Stated exercise
Without further comment, state how many lines in the listing below contain the word "React".

* Begin Records for the exercise *

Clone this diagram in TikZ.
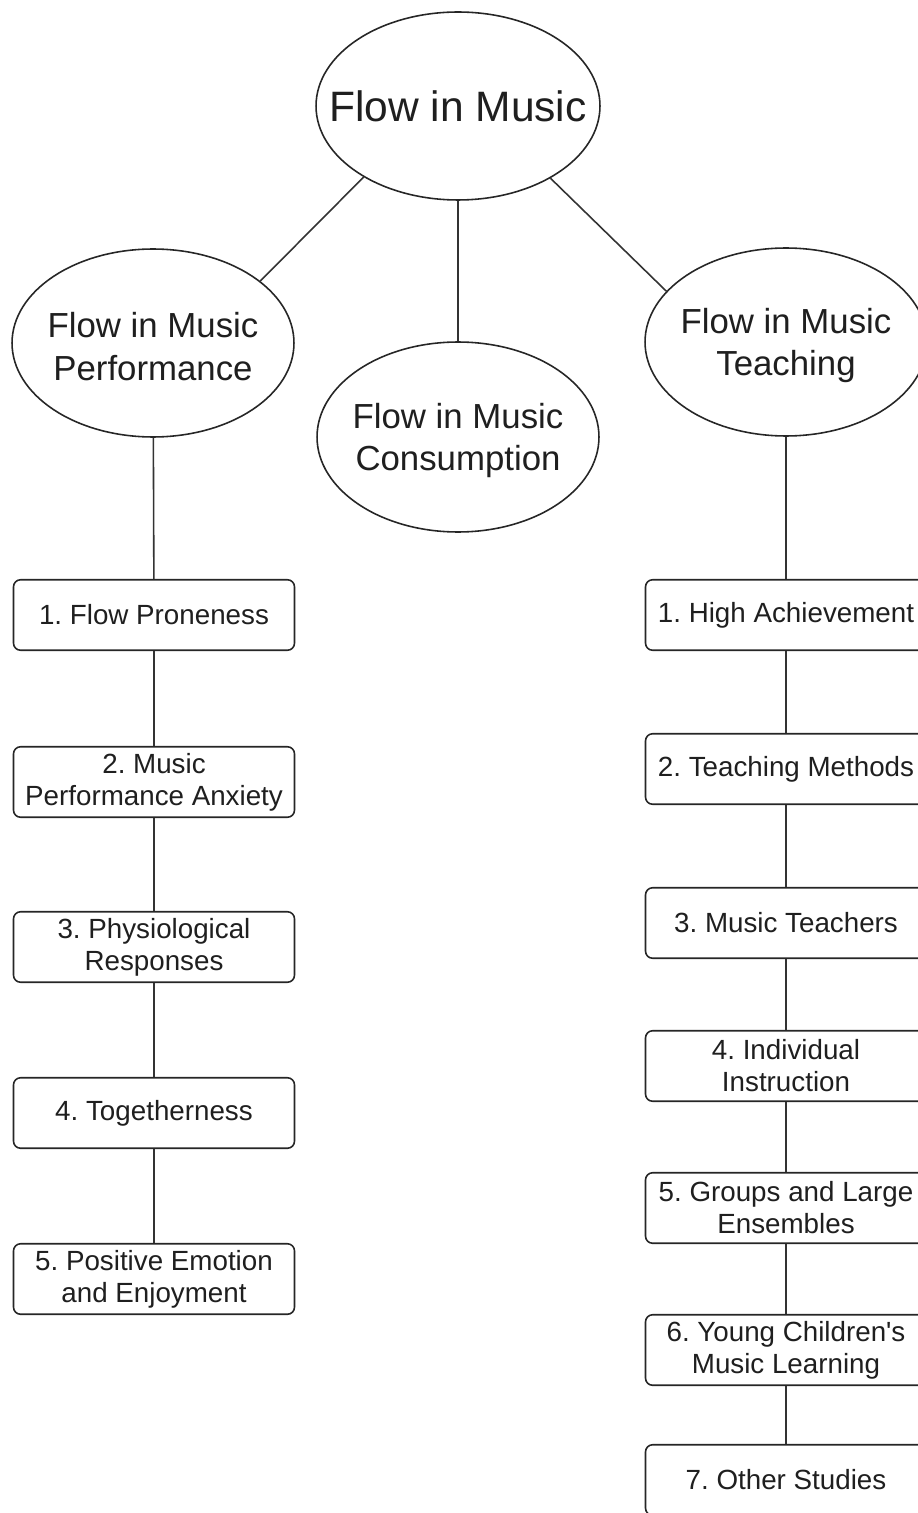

* End Records for the exercise *
* Begin Records for the exercise *

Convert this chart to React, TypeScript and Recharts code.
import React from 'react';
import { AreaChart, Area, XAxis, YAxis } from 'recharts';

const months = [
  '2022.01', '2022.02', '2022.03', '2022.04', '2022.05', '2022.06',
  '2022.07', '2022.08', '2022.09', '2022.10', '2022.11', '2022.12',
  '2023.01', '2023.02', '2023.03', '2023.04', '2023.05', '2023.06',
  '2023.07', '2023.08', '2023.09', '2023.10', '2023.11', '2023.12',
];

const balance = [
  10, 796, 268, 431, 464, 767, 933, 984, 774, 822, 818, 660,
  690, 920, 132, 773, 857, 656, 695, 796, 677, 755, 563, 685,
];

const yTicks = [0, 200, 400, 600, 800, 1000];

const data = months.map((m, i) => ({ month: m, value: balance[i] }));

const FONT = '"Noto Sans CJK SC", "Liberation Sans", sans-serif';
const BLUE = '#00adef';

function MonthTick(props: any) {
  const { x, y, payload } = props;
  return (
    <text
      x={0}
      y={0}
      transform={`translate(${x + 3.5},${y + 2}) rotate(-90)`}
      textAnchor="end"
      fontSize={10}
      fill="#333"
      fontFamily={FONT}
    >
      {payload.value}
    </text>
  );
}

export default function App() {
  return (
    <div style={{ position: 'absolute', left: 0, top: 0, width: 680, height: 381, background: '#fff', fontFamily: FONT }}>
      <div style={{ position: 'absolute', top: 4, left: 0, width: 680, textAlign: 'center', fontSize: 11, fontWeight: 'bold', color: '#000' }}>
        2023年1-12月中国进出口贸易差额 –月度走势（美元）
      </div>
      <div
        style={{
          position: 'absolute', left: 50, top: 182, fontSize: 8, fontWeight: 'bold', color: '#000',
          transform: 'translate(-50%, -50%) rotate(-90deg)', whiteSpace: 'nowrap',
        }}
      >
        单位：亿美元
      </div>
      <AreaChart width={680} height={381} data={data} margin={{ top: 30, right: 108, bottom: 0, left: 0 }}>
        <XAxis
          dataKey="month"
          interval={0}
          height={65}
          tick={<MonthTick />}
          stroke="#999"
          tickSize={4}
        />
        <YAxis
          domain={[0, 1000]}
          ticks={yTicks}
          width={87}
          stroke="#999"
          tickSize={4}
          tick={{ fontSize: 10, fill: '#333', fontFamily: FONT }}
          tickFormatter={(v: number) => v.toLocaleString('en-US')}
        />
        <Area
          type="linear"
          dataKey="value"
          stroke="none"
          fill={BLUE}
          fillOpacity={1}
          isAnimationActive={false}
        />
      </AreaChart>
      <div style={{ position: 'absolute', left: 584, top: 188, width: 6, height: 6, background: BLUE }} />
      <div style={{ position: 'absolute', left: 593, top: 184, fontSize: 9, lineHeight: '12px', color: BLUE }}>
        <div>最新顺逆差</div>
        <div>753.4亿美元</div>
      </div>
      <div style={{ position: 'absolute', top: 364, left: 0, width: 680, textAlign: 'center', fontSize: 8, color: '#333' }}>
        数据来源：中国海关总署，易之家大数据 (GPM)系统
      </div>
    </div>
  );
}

* End Records for the exercise *

Response
2